Go through the data below. List every line that holds the word "Python".

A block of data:
________________________
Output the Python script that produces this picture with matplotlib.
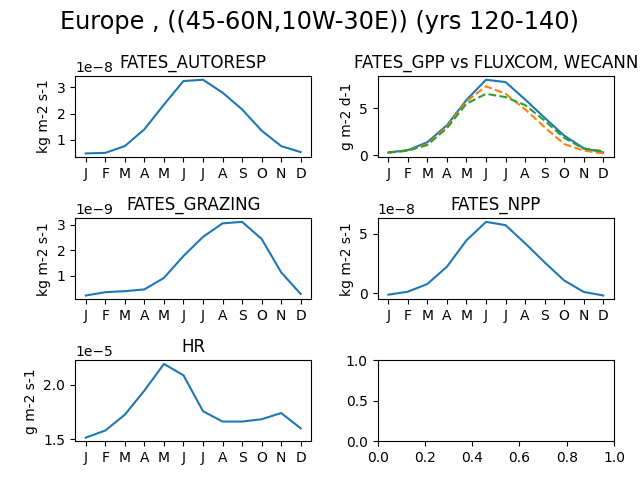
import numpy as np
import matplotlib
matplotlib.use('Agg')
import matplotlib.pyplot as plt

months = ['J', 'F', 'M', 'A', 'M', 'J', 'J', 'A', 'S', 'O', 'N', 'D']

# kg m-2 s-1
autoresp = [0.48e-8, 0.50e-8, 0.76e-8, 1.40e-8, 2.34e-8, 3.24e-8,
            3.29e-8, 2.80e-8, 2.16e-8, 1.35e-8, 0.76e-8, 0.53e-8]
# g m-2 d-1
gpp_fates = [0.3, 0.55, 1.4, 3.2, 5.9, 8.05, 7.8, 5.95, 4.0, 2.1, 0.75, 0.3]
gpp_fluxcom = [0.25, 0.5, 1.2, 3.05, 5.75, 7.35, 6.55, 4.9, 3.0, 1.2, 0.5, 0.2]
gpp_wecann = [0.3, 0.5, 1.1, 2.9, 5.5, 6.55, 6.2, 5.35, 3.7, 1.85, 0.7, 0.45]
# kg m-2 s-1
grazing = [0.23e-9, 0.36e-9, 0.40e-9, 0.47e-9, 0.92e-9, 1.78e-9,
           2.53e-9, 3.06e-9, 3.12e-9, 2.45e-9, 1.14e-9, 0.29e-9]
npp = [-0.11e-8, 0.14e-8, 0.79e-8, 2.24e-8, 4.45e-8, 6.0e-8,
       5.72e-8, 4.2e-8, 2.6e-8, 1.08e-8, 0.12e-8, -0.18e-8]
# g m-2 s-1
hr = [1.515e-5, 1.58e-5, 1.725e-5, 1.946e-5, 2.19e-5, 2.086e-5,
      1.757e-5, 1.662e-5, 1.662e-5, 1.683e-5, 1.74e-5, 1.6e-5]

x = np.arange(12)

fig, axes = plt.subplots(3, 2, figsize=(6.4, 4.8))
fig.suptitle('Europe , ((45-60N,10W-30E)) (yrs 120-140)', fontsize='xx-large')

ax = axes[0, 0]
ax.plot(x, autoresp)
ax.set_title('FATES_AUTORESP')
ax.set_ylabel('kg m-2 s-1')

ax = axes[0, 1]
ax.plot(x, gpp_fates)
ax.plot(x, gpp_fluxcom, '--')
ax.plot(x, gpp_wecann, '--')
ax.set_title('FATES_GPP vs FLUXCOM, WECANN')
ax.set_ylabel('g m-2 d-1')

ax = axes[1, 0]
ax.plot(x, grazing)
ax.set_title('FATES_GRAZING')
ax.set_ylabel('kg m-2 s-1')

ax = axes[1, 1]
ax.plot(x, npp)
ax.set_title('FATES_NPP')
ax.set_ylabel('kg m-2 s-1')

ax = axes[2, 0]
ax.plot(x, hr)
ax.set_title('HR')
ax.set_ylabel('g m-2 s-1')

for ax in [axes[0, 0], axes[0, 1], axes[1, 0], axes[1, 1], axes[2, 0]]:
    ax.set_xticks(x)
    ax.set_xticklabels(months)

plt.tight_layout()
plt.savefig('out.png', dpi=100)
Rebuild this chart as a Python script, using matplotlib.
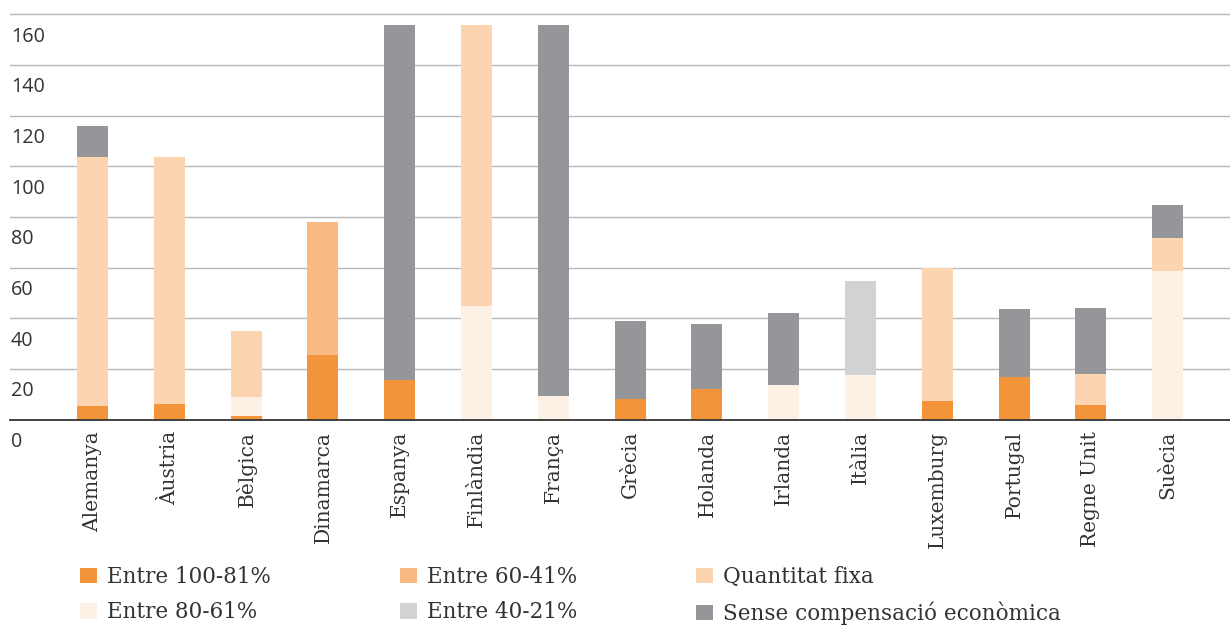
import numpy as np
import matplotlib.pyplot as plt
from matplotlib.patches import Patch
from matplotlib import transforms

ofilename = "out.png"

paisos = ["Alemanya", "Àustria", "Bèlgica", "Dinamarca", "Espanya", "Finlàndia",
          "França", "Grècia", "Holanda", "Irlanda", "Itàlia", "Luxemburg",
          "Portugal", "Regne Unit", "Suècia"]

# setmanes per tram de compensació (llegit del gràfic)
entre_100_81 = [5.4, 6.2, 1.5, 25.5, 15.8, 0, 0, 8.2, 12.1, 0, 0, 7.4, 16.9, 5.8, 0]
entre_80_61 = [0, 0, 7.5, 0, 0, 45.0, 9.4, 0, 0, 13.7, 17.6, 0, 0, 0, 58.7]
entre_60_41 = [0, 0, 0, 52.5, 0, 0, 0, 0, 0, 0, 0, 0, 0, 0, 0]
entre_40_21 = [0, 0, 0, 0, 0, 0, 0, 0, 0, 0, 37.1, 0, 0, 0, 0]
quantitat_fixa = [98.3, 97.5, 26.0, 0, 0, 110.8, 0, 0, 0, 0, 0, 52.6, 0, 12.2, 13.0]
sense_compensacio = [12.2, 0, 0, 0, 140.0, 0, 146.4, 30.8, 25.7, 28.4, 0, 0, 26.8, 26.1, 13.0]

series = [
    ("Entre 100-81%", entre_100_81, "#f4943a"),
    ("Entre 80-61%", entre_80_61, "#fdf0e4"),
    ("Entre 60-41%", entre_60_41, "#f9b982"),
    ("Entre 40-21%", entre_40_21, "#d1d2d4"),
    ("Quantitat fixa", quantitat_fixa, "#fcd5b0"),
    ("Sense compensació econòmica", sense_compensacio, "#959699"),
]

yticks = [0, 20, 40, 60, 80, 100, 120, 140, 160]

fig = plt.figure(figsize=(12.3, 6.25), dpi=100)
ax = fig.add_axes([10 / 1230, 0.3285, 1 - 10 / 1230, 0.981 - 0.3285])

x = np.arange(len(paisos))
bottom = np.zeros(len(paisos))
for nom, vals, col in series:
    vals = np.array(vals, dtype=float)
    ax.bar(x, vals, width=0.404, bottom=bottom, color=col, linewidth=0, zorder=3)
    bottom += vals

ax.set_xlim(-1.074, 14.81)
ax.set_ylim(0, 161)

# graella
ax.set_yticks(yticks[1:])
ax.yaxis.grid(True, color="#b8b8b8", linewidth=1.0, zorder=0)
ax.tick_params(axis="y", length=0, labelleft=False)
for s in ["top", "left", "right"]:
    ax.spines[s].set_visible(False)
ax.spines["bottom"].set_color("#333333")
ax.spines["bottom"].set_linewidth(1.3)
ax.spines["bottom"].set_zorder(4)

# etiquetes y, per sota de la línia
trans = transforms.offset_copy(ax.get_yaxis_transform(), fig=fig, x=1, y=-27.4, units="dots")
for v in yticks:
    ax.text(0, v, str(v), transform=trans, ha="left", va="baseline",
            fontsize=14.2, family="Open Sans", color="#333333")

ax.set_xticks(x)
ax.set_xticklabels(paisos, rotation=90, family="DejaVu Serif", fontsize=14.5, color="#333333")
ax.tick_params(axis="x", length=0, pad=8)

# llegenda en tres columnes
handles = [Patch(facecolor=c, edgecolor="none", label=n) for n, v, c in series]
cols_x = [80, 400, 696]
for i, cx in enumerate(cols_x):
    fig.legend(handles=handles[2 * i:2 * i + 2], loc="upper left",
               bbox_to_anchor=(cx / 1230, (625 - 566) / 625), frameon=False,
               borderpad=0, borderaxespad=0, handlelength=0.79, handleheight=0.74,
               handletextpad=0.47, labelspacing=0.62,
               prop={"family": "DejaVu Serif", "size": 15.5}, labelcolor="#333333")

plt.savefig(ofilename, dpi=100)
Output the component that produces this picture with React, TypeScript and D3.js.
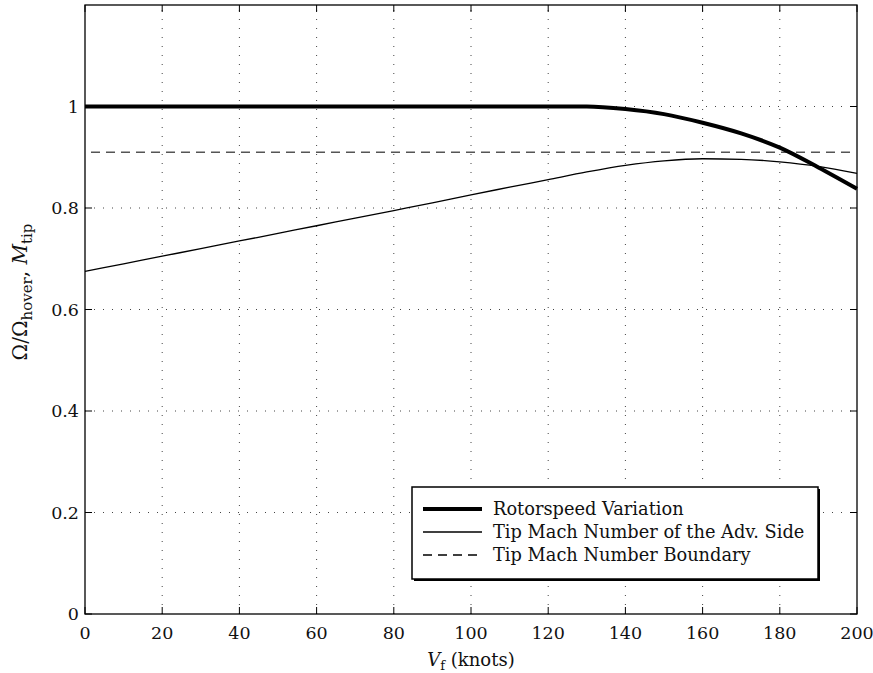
________________________
[Solution]
Output the Python script that produces this picture with matplotlib.
Rebuild this chart as a Python script, using matplotlib.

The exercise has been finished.